* SET PROBLEM:
Copy everything in the data below exactly except the pictures.

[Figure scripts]
-- Start --

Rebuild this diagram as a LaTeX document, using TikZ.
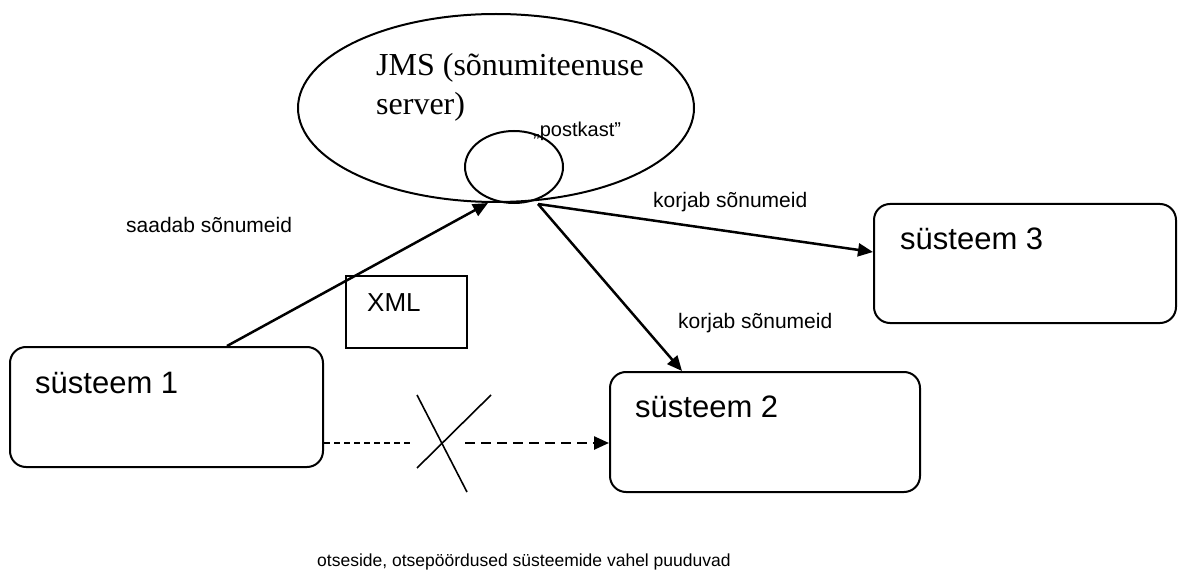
\documentclass[tikz,border=0pt]{standalone}
\usepackage{fontspec}
\setmainfont{Liberation Sans}
\newfontfamily\serifjms{Liberation Serif}
\usetikzlibrary{shapes.geometric,arrows.meta}

\tikzset{
  outline/.style={draw=black, line width=2pt},
  sysbox/.style={outline, rounded corners=16pt, inner sep=0pt},
  oval/.style={outline, ellipse, inner sep=0pt},
  tip/.style={-{Triangle[length=15pt,width=13pt]}},
  link/.style={line width=2.5pt, tip},
  txt/.style={anchor=base west, inner sep=0pt},
  lbl/.style={txt, font=\fontsize{21}{25}\selectfont},
  systxt/.style={txt, font=\fontsize{31}{37}\selectfont},
  cross/.style={line width=1.6pt},
}

\begin{document}
\begin{tikzpicture}[x=1pt, y=-1pt]
\useasboundingbox (0,0) rectangle (1178,572);

% message server and its mailbox
\node[oval, minimum width=396pt, minimum height=188pt] (jms) at (496,108) {};
\node[oval, minimum width=98pt, minimum height=72pt] (post) at (514,167) {};
\node[txt, font=\serifjms\fontsize{32}{38}\selectfont] (jmsA) at (376,76) {JMS (sõnumiteenuse};
\node[txt, font=\serifjms\fontsize{32}{38}\selectfont] (jmsB) at (376,115) {server)};
\node[txt, font=\fontsize{20}{24}\selectfont] (postlbl) at (533,137) {„postkast”};

% systems
\node[sysbox, minimum width=313pt, minimum height=120pt] (s1) at (166.5,407) {};
\node[sysbox, minimum width=310pt, minimum height=120pt] (s2) at (765,432) {};
\node[sysbox, minimum width=302pt, minimum height=119pt] (s3) at (1025,263.5) {};
\node[systxt] (s1t) at (35,393) {süsteem 1};
\node[systxt] (s2t) at (635,417) {süsteem 2};
\node[systxt] (s3t) at (900,249) {süsteem 3};

% message document
\node[outline, minimum width=121pt, minimum height=72pt, inner sep=0pt] (xml) at (406.5,312) {};
\node[txt, font=\fontsize{26}{31}\selectfont] (xmlt) at (367,311) {XML};

% connection points
\coordinate (send) at (s1.north -| 227,0);
\coordinate (inbox) at (488,203);
\coordinate (outbox) at (538,204);
\coordinate (in3) at (s3.west |- 0,252);
\coordinate (in2) at (s2.north -| 682,0);
\coordinate (d1) at (s1.east |- 0,443);
\coordinate (d2) at (s2.west |- 0,443);
\coordinate (dstop) at (413,443);
\coordinate (dstart) at (465,443);
\coordinate (xa) at (417,395);
\coordinate (xb) at (467,492);
\coordinate (xc) at (491,395);
\coordinate (xd) at (417,468);

\draw[link] (send) -- (inbox);
\draw[link] (outbox) -- (in3);
\draw[link] (outbox) -- (in2);

% direct link that does not exist
\draw[line width=1.5pt, dash pattern=on 6pt off 4pt] (d1) -- (dstop);
\draw[line width=2.5pt, dash pattern=on 10pt off 6pt, tip] (dstart) -- (d2);
\draw[cross] (xa) -- (xb);
\draw[cross] (xc) -- (xd);

% labels
\node[lbl] (send lbl) at (126,233) {saadab sõnumeid};
\node[lbl] (get3 lbl) at (653,208) {korjab sõnumeid};
\node[lbl] (get2 lbl) at (678,328) {korjab sõnumeid};
\node[txt, font=\fontsize{17.5}{21}\selectfont] (note) at (317,566) {otseside, otsepöördused süsteemide vahel puuduvad};
\end{tikzpicture}
\end{document}
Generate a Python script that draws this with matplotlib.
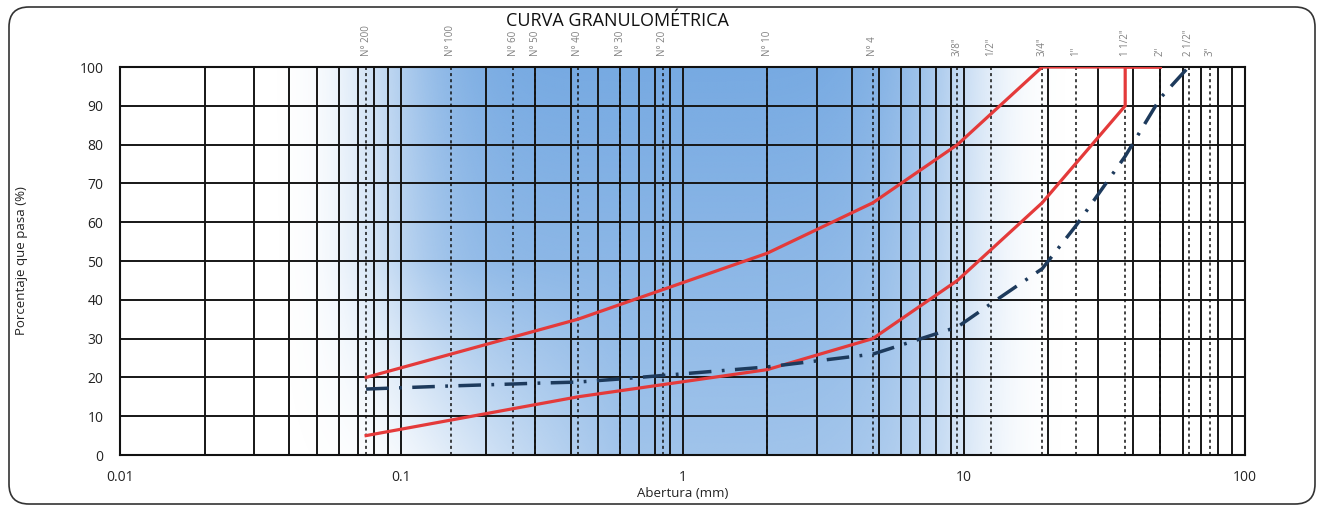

-- End --

* WORKED ANSWER:
Rebuild this diagram as a LaTeX document, using TikZ.
\documentclass[tikz,border=0pt]{standalone}
\usepackage{fontspec}
\setmainfont{Liberation Sans}
\newfontfamily\serifjms{Liberation Serif}
\usetikzlibrary{shapes.geometric,arrows.meta}

\tikzset{
  outline/.style={draw=black, line width=2pt},
  sysbox/.style={outline, rounded corners=16pt, inner sep=0pt},
  oval/.style={outline, ellipse, inner sep=0pt},
  tip/.style={-{Triangle[length=15pt,width=13pt]}},
  link/.style={line width=2.5pt, tip},
  txt/.style={anchor=base west, inner sep=0pt},
  lbl/.style={txt, font=\fontsize{21}{25}\selectfont},
  systxt/.style={txt, font=\fontsize{31}{37}\selectfont},
  cross/.style={line width=1.6pt},
}

\begin{document}
\begin{tikzpicture}[x=1pt, y=-1pt]
\useasboundingbox (0,0) rectangle (1178,572);

% message server and its mailbox
\node[oval, minimum width=396pt, minimum height=188pt] (jms) at (496,108) {};
\node[oval, minimum width=98pt, minimum height=72pt] (post) at (514,167) {};
\node[txt, font=\serifjms\fontsize{32}{38}\selectfont] (jmsA) at (376,76) {JMS (sõnumiteenuse};
\node[txt, font=\serifjms\fontsize{32}{38}\selectfont] (jmsB) at (376,115) {server)};
\node[txt, font=\fontsize{20}{24}\selectfont] (postlbl) at (533,137) {„postkast”};

% systems
\node[sysbox, minimum width=313pt, minimum height=120pt] (s1) at (166.5,407) {};
\node[sysbox, minimum width=310pt, minimum height=120pt] (s2) at (765,432) {};
\node[sysbox, minimum width=302pt, minimum height=119pt] (s3) at (1025,263.5) {};
\node[systxt] (s1t) at (35,393) {süsteem 1};
\node[systxt] (s2t) at (635,417) {süsteem 2};
\node[systxt] (s3t) at (900,249) {süsteem 3};

% message document
\node[outline, minimum width=121pt, minimum height=72pt, inner sep=0pt] (xml) at (406.5,312) {};
\node[txt, font=\fontsize{26}{31}\selectfont] (xmlt) at (367,311) {XML};

% connection points
\coordinate (send) at (s1.north -| 227,0);
\coordinate (inbox) at (488,203);
\coordinate (outbox) at (538,204);
\coordinate (in3) at (s3.west |- 0,252);
\coordinate (in2) at (s2.north -| 682,0);
\coordinate (d1) at (s1.east |- 0,443);
\coordinate (d2) at (s2.west |- 0,443);
\coordinate (dstop) at (413,443);
\coordinate (dstart) at (465,443);
\coordinate (xa) at (417,395);
\coordinate (xb) at (467,492);
\coordinate (xc) at (491,395);
\coordinate (xd) at (417,468);

\draw[link] (send) -- (inbox);
\draw[link] (outbox) -- (in3);
\draw[link] (outbox) -- (in2);

% direct link that does not exist
\draw[line width=1.5pt, dash pattern=on 6pt off 4pt] (d1) -- (dstop);
\draw[line width=2.5pt, dash pattern=on 10pt off 6pt, tip] (dstart) -- (d2);
\draw[cross] (xa) -- (xb);
\draw[cross] (xc) -- (xd);

% labels
\node[lbl] (send lbl) at (126,233) {saadab sõnumeid};
\node[lbl] (get3 lbl) at (653,208) {korjab sõnumeid};
\node[lbl] (get2 lbl) at (678,328) {korjab sõnumeid};
\node[txt, font=\fontsize{17.5}{21}\selectfont] (note) at (317,566) {otseside, otsepöördused süsteemide vahel puuduvad};
\end{tikzpicture}
\end{document}
Generate a Python script that draws this with matplotlib.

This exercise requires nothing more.